Implementing Trust-Weighted Retrieval

The practical challenge is integrating trust scores into your retrieval pipeline without breaking the semantic search interface your agents already use. A clean approach is to compute a combined score at retrieval time:

from dataclasses import dataclass
from typing import List

@dataclass
class MemoryEntry:
    content: str
    embedding: list[float]
    author_agent_id: str
    trust_score: float  # pulled from AgentTrust at retrieval time

def trust_weighted_retrieval(
    query_embedding: list[float],
    candidates: List[MemoryEntry],
    trust_weight: float = 0.3,
    top_k: int = 5,
) -> List[MemoryEntry]:
    """
    Rank memory entries by a convex combination of
    cosine similarity and author trust score.
    """
    def combined_score(entry: MemoryEntry) -> float:
        sim = cosine_similarity(query_embedding, entry.embedding)
        return (1 - trust_weight) * sim + trust_weight * entry.trust_score

    return sorted(candidates, key=combined_score, reverse=True)[:top_k]

The trust_weight hyperparameter controls how aggressively trust influences ranking. Setting it to 0 falls back to pure semantic retrieval; setting it high may suppress relevant-but-low-trust entries. In practice, you calibrate this based on how adversarially hostile your environment is and how stable your trust estimates are early in a deployment.

Engineering Considerations for Production Deployments

Before adding Bayesian trust scoring to your memory layer, there are a few architectural decisions to nail down.

How do you get ground truth for trust updates? The trust loop requires feedback: you need to know whether a memory entry was correct or harmful. In some systems this is automatic—a downstream verification agent checks facts against a trusted source.
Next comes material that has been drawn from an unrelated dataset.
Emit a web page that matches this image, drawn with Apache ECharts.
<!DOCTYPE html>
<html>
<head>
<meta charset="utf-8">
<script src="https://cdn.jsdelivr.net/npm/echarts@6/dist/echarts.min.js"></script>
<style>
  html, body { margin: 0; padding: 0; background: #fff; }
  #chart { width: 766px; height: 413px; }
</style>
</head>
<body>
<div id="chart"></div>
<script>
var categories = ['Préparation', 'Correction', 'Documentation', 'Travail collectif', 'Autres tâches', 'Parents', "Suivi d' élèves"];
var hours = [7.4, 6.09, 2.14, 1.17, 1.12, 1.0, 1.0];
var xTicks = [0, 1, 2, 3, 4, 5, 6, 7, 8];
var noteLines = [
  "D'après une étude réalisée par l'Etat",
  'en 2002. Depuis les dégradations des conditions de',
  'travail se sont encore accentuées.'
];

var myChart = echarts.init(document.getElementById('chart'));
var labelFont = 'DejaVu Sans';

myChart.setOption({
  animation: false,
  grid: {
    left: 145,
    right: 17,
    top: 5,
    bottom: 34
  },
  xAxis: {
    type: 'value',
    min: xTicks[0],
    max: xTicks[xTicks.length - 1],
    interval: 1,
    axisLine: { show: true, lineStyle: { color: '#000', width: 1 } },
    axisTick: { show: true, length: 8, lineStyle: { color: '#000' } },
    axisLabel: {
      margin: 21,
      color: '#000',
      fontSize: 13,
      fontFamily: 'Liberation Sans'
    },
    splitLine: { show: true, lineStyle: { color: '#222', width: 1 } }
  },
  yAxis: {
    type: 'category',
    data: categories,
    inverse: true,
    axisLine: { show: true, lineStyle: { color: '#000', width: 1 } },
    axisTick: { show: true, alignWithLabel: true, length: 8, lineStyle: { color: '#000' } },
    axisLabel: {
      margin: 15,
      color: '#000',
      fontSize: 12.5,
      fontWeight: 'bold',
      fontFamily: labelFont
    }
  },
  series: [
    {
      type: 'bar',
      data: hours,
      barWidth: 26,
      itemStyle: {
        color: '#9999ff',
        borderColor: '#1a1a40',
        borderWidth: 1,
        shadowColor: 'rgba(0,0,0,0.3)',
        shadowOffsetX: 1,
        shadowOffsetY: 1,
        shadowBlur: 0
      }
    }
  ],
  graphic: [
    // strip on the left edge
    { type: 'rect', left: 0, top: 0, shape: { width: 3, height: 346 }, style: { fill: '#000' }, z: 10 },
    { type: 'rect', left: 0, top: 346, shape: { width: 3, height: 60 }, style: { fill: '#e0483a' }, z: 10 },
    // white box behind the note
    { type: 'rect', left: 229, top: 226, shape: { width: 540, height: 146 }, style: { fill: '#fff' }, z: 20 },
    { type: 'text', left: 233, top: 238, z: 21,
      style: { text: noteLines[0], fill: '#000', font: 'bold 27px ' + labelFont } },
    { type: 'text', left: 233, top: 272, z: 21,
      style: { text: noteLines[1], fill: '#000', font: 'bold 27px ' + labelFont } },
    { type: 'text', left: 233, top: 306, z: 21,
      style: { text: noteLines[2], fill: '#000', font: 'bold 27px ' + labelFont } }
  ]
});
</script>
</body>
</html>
In others it requires human review. Without a reliable feedback signal, trust scores drift toward their priors and provide little signal.

Cold start problem: New agents have no history, so their trust scores are uninformative. You can address this with a conservative prior (low alpha, high beta) that forces new agents to earn trust, or with identity-based bootstrapping where a new agent inherits the trust profile of its configuration class.
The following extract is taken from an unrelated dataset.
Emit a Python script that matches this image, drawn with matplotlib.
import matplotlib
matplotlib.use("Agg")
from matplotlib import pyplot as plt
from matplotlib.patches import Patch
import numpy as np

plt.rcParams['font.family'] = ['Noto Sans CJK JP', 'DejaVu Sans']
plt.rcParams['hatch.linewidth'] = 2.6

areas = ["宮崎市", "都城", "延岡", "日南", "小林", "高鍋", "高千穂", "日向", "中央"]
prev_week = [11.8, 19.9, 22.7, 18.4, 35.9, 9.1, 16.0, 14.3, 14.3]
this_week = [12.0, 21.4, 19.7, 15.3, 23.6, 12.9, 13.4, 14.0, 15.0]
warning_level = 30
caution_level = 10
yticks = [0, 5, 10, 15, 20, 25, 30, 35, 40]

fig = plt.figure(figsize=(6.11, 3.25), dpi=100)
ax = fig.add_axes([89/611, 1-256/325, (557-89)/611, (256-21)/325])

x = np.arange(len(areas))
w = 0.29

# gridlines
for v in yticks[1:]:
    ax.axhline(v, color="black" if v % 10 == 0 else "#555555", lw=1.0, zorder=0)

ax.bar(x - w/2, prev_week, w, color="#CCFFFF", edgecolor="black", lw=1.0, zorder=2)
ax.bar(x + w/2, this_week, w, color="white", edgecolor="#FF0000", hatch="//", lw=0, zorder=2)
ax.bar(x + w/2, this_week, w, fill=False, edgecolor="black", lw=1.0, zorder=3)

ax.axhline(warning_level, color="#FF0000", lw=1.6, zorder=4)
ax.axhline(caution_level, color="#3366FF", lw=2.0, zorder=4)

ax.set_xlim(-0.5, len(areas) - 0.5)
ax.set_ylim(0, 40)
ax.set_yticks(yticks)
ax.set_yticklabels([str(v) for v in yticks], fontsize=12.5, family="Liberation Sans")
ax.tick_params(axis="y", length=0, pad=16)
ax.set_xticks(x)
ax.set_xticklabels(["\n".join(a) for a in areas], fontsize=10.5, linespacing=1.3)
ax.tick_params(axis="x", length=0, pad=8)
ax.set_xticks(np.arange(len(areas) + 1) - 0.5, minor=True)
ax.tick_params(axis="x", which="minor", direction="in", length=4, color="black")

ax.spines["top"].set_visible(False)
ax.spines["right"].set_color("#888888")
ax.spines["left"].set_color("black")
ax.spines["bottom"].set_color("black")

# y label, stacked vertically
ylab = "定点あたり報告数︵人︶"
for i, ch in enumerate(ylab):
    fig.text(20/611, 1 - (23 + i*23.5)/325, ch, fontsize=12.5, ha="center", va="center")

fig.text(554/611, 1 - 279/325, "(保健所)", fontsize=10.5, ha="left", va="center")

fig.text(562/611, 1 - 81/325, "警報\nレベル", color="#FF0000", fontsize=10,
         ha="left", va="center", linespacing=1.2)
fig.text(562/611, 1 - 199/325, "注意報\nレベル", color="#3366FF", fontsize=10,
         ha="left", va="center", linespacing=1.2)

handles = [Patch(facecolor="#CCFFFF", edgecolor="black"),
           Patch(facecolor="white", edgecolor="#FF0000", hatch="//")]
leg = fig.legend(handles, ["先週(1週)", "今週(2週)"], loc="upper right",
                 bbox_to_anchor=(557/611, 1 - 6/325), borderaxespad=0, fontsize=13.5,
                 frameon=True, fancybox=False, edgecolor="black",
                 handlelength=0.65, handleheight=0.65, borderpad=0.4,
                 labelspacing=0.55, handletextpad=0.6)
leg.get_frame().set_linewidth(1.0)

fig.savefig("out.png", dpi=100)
Adversarial trust manipulation: A sophisticated attacker might try to inflate an agent’s trust score before deploying a poisoning attack—building a track record of good writes, then inserting a harmful one. Temporal discounting (giving more weight to recent outcomes) and anomaly detection on write patterns (sudden large writes from a high-trust agent) are useful mitigations.

Tip

Treat trust scores as one signal among several. Combine Bayesian trust with structural checks (schema validation, content filtering, source attribution) rather than relying on trust scoring alone to catch poisoning attempts. Defense in depth applies to agent memory the same way it applies to API security.

Memory poisoning is an underappreciated failure mode as multi-agent systems move into production. Adding a probabilistic trust layer to your memory store—even a simple one—transforms memory from a passive ledger into an active participant in your system’s reliability guarantees.